Ceph Objecter op_submit()

Based on Ceph v16.2.5

Architecture

The Objecter is how Ceph clients, i.e. OSDC, packages all its requests. It works asynchonously in a callback fashion, where Context*, which is just Ceph’s own implementation of std::function, are associated with parameterized requests Op.

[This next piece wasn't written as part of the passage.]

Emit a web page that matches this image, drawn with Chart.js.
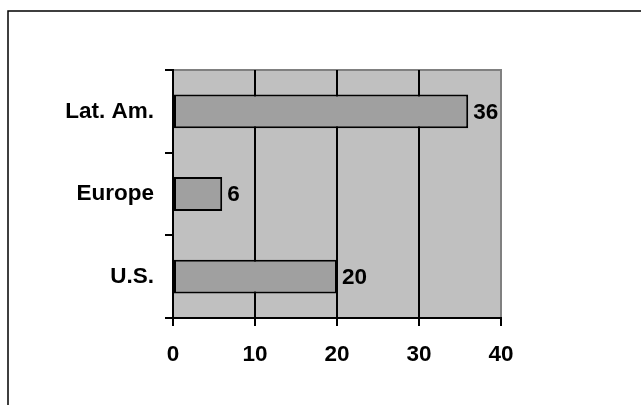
<!DOCTYPE html>
<html>
<head>
<meta charset="utf-8">
<script src="https://cdn.jsdelivr.net/npm/chart.js@4"></script>
<style>
  html, body { margin: 0; padding: 0; background: #fff; overflow: hidden; }
  #wrap { width: 641px; height: 405px; position: relative; }
</style>
</head>
<body>
<div id="wrap"><canvas id="c"></canvas></div>
<script>
const categories = ["Lat. Am.", "Europe", "U.S."];
const values = [36, 6, 20];
const xTicks = [0, 10, 20, 30, 40];

const FONT = "'Liberation Sans', Arial, sans-serif";
const FSIZE = 22.5;

const framePlugin = {
  id: 'frame',
  beforeDraw(chart) {
    const ctx = chart.ctx;
    const a = chart.chartArea;
    ctx.save();
    ctx.fillStyle = '#fff';
    ctx.fillRect(0, 0, chart.width, chart.height);
    ctx.strokeStyle = '#000';
    ctx.lineWidth = 1.5;
    ctx.strokeRect(8, 11, chart.width + 20, chart.height + 20);
    ctx.fillStyle = '#c0c0c0';
    ctx.fillRect(a.left, a.top, a.right - a.left, a.bottom - a.top);
    ctx.strokeStyle = '#808080';
    ctx.lineWidth = 2;
    ctx.beginPath();
    ctx.moveTo(a.left, a.top);
    ctx.lineTo(a.right, a.top);
    ctx.lineTo(a.right, a.bottom);
    ctx.stroke();
    ctx.restore();
  },
  afterDatasetsDraw(chart) {
    const ctx = chart.ctx;
    const meta = chart.getDatasetMeta(0);
    ctx.save();
    ctx.fillStyle = '#000';
    ctx.font = "bold " + FSIZE + "px " + FONT;
    ctx.textAlign = 'left';
    ctx.textBaseline = 'middle';
    meta.data.forEach((bar, i) => {
      ctx.fillText(String(values[i]), bar.x + 5, bar.y + 1);
    });
    ctx.restore();
  }
};

new Chart(document.getElementById('c'), {
  type: 'bar',
  data: {
    labels: categories,
    datasets: [{
      data: values,
      backgroundColor: '#a0a0a0',
      borderColor: '#000',
      borderWidth: 2,
      borderSkipped: false,
      categoryPercentage: 1,
      barPercentage: 0.41
    }]
  },
  plugins: [framePlugin],
  options: {
    indexAxis: 'y',
    responsive: true,
    maintainAspectRatio: false,
    animation: false,
    devicePixelRatio: 1,
    layout: { padding: { left: 0, top: 70, right: 140, bottom: 0 } },
    plugins: { legend: { display: false }, tooltip: { enabled: false }, title: { display: false } },
    scales: {
      x: {
        min: 0, max: 40,
        afterBuildTicks(s) { s.ticks = xTicks.map(v => ({ value: v })); },
        afterFit(s) { s.height = 87; },
        ticks: { color: '#000', font: { family: FONT, size: FSIZE, weight: 'bold' }, padding: 15, maxRotation: 0 },
        grid: {
          color: c => (c.tick && c.tick.value === 40) ? '#808080' : '#000',
          tickColor: '#000',
          lineWidth: 2,
          tickLength: 8,
          drawTicks: true
        },
        border: { display: true, color: '#000', width: 2 }
      },
      y: {
        afterFit(s) { s.width = 173; },
        ticks: { color: '#000', font: { family: FONT, size: FSIZE, weight: 'bold' }, padding: 11 },
        grid: {
          drawOnChartArea: false,
          drawTicks: true,
          tickLength: 8,
          color: '#000',
          lineWidth: 2,
          offset: true
        },
        border: { display: true, color: '#000', width: 2 }
      }
    }
  }
});
</script>
</body>
</html>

The Op is sent to responsible OSD via Messenger, and on receiving reply Objecter::ms_dispatch() is kicked off by Messenger, where the callbacks will get executed.

Source

  • src/osdc/Objecter.(h|cc)

Parameterizing

ObjectOperation is initialized, users may call its member functions to stuff requests into it.

Handling

OSDC sending request (exemplified by rados_write_full())
  • op_submit()
    • take Objecter lock
    • _op_submit_with_budget()
      • throttling?
      • set timeout callback
    • _op_submit()
      • calculate target OSDs, and get OSDSession
      • _send_op_account()
        • inflight OSD requests counter inflight_ops++
        • pending completions counter num_in_flight++
        • performance counters
      • _session_op_assign()
        assign OSDSession to Op
      • _send_op()
        • convert Objecter request Op to Messenger request MOSDOp
        • send MOSDOp thru OSDSession
      • unlock, release OSDSession

Messenger on OSD gets the request, and processes it.

OSD handling request

Messenger on OSDC listening for incomming responds.

Ending

On successfully return

  • Objecter::ms_dispatch()
    overriding Dispatcher
    • if CEPH_MSG_OSD_OPREPLY do handle_osd_op_reply()
      • some context validity checking
      • op->trace.event("osd op reply) for zipkin trace
      • re-_op_submit() if returnted retry / redirect / -EAGAIN
      • copy return data field out_(bl/rval/ec) and call out_handler in received MOSDOpReply to local Objecter::Op
        • out_bl pointers in Objecter::Op will be forced to point to corresponding received OSDOp::outdata
        • rval and ec will be converted to corresponding host OS error codes from received OSDOp::rval
        • out_handler will be executed, all calling parameters are provided by the received OSDOp
      • num_in_flight-- if any callback
      • log l_osdc_op_reply
      • (get OSDSession lock and) _finish_op() do callback
      • release MOSDOpReply
    • … (handler for several other types of Messages) …

On timeout

  • op_cancel(tid, -ETIMEOUT)
    • num_in_flight-- and execute associated callback with -ETIMEOUT
    • _op_cancel_map_check()
      • erase from check_latest_map_ops

      Ops that were waiting for latest OSD map were pushed into this map during _op_submit() with _send_op_map_check(), if _calc_target() determines check_for_latest_map is true.

    • _finish_op()
      • put_op_budget_bytes() accumulate budget to throttler
      • erase from timeout pool
      • _session_op_remove() release OSDSession ref cntr
      • inflight_ops-- (and l_osd_op_active in logger)
      • release Op ref cntr

The timeout case could be a compact implementation of properly ending and releasing an Op. We may end up just using op_cancel(tid, 0) instead of reimplementing everything in handle_osd_op_reply().